GIVEN PROBLEM:
Read the listing below and copy out every line that holds "this".

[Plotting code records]
Begin

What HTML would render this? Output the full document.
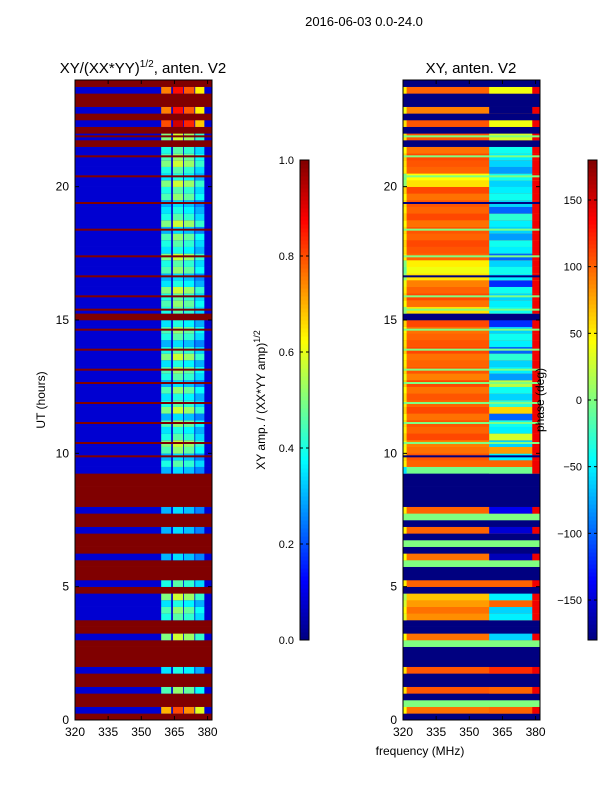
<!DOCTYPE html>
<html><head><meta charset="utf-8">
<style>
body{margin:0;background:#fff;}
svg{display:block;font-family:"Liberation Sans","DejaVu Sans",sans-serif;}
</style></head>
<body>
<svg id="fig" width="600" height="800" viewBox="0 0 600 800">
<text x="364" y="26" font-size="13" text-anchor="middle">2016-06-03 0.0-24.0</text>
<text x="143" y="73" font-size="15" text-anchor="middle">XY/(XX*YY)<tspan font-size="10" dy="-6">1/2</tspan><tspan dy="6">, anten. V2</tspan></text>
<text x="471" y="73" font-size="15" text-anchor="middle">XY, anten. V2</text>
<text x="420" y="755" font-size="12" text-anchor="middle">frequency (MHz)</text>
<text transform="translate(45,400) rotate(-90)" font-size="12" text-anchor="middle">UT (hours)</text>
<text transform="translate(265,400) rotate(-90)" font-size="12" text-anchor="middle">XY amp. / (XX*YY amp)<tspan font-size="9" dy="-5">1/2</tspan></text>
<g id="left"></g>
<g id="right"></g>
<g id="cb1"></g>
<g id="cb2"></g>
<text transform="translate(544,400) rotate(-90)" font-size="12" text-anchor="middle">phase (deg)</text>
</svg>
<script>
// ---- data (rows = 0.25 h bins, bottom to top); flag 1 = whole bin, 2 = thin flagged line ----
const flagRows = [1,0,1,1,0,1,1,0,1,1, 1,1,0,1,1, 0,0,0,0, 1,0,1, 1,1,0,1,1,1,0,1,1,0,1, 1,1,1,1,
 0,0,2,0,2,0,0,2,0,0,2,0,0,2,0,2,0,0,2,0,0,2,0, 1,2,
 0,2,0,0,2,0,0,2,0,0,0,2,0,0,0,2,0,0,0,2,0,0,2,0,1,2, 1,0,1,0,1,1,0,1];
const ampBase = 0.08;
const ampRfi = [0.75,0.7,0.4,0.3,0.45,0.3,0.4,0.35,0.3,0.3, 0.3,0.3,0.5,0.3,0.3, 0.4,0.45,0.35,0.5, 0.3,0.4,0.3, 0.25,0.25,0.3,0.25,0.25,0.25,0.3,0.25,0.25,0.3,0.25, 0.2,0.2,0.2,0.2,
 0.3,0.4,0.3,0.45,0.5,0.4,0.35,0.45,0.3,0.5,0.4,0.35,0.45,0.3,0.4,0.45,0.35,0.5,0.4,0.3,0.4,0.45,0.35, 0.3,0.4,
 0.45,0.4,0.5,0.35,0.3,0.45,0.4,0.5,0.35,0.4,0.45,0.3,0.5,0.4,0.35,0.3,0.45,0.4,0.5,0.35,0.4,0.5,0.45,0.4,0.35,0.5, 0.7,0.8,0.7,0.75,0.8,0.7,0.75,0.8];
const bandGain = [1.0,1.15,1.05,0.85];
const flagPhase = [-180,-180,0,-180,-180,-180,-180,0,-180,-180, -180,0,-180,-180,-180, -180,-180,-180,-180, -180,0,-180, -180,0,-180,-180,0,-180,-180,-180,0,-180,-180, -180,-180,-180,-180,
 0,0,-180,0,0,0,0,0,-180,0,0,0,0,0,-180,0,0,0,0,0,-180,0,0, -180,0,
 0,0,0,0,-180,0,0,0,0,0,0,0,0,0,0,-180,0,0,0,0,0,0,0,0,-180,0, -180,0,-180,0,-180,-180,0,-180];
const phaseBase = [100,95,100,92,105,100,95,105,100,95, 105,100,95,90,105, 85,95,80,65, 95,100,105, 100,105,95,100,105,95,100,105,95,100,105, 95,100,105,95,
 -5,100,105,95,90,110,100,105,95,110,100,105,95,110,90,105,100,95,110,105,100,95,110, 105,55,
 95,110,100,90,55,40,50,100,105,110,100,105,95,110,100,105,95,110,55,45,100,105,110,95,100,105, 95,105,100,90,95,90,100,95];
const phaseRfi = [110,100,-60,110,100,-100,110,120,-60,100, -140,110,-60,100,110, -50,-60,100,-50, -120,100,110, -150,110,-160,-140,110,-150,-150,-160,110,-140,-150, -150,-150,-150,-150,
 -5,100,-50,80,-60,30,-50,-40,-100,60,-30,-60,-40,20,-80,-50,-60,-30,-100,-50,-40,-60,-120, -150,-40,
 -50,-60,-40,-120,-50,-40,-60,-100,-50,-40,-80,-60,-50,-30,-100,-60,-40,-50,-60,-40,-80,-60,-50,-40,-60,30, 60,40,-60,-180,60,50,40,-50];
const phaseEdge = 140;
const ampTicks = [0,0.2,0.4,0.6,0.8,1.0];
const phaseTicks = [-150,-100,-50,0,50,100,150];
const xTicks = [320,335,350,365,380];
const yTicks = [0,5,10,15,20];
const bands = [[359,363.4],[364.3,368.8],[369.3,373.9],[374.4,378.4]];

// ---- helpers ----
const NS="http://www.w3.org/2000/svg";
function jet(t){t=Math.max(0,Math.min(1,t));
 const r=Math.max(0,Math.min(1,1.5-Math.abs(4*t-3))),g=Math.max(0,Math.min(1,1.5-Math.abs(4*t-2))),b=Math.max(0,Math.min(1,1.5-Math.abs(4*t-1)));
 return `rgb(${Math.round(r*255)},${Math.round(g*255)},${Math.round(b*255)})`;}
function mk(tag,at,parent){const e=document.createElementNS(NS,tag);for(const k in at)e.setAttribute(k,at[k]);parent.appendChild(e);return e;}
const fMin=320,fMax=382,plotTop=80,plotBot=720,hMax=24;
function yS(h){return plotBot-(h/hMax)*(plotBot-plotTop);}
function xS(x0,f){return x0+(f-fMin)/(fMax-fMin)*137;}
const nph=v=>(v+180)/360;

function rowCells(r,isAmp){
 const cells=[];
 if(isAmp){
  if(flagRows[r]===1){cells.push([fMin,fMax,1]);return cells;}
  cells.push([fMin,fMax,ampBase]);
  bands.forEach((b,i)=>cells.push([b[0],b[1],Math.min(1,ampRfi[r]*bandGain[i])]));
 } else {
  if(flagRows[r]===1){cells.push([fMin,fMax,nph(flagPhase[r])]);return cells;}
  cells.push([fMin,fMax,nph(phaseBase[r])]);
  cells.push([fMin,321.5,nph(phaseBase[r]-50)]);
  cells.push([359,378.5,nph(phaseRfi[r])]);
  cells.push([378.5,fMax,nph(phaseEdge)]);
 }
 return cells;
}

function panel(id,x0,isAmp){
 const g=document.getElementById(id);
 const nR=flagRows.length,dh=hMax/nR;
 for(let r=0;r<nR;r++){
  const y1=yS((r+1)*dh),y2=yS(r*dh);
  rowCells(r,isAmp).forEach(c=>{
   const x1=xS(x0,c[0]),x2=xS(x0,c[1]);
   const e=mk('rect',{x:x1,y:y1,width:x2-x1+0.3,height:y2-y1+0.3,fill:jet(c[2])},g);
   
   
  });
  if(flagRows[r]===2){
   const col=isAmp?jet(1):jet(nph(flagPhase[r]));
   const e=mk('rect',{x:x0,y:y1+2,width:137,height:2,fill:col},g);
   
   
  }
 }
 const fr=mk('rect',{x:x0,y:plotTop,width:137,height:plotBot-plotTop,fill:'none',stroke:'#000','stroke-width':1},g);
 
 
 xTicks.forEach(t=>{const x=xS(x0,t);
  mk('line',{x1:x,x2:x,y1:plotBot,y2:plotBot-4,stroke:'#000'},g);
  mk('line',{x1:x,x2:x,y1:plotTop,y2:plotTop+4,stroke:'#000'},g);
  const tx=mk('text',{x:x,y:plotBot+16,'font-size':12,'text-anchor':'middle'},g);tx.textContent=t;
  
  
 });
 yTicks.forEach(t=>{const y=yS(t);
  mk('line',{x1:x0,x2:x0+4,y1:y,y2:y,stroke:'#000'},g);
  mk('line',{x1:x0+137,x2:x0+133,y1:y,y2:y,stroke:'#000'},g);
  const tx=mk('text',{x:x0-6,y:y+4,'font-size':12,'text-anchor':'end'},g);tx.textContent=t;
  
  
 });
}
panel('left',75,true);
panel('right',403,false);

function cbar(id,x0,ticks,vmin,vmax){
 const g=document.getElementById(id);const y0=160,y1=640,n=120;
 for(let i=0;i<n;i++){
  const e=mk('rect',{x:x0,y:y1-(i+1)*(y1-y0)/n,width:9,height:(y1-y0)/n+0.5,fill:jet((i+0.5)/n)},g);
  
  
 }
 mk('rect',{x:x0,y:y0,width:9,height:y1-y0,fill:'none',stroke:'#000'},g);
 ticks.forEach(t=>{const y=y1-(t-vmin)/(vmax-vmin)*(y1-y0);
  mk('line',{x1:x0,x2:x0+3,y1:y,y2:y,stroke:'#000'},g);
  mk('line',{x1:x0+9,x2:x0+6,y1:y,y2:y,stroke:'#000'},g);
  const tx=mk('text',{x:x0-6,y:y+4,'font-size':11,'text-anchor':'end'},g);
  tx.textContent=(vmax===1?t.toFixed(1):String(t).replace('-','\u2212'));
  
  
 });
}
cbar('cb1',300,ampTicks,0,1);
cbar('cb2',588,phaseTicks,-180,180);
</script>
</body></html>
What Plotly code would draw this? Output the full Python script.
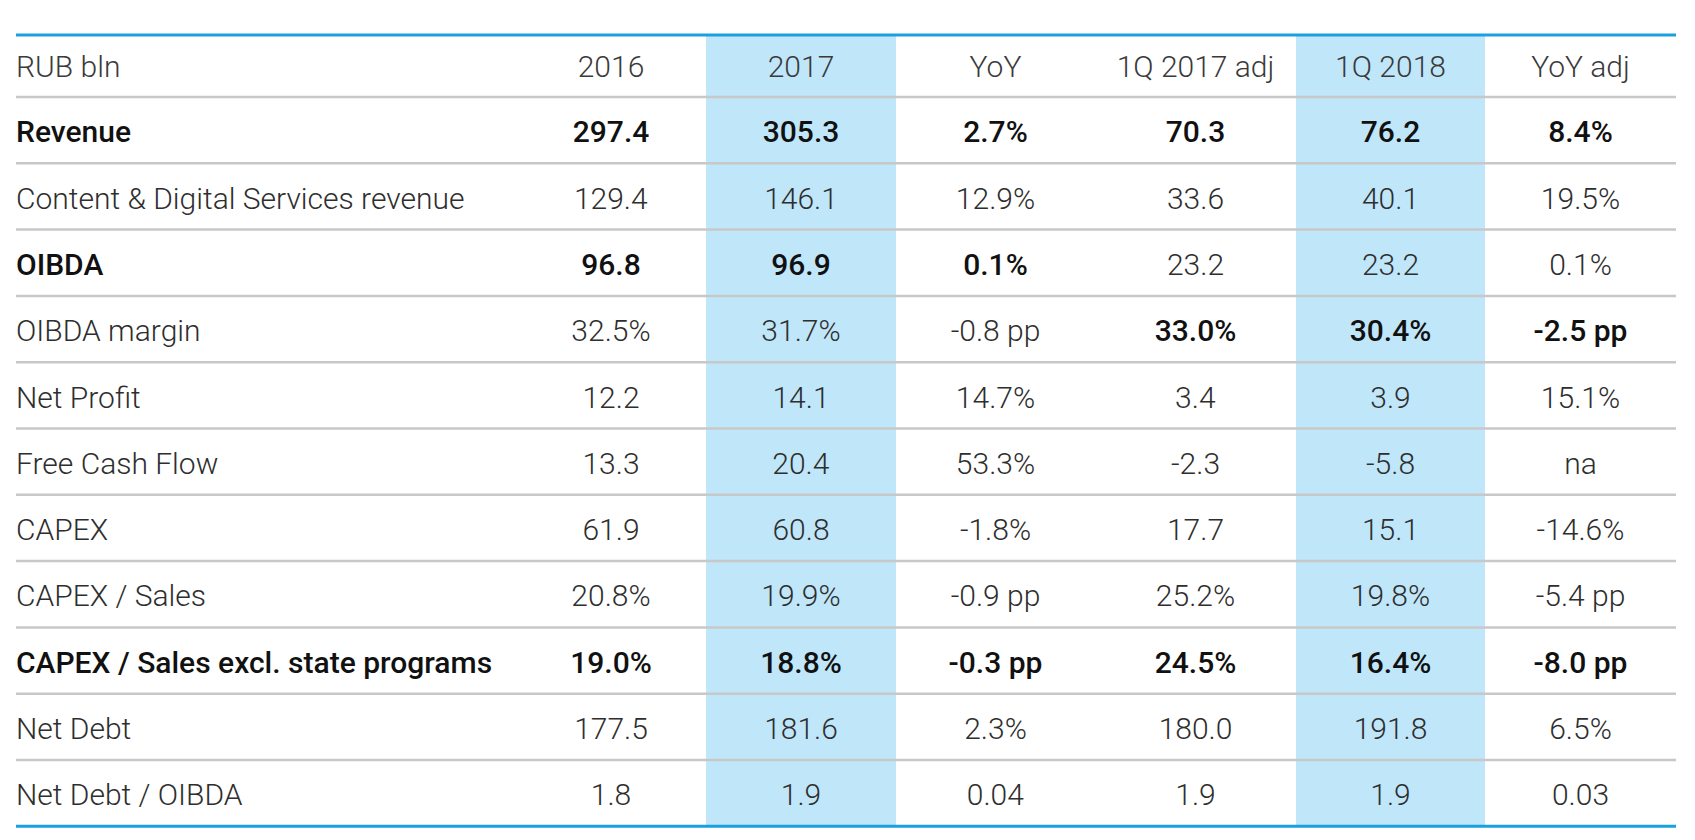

End

IN RESPONSE:
What HTML would render this? Output the full document.
What Plotly code would draw this? Output the full Python script.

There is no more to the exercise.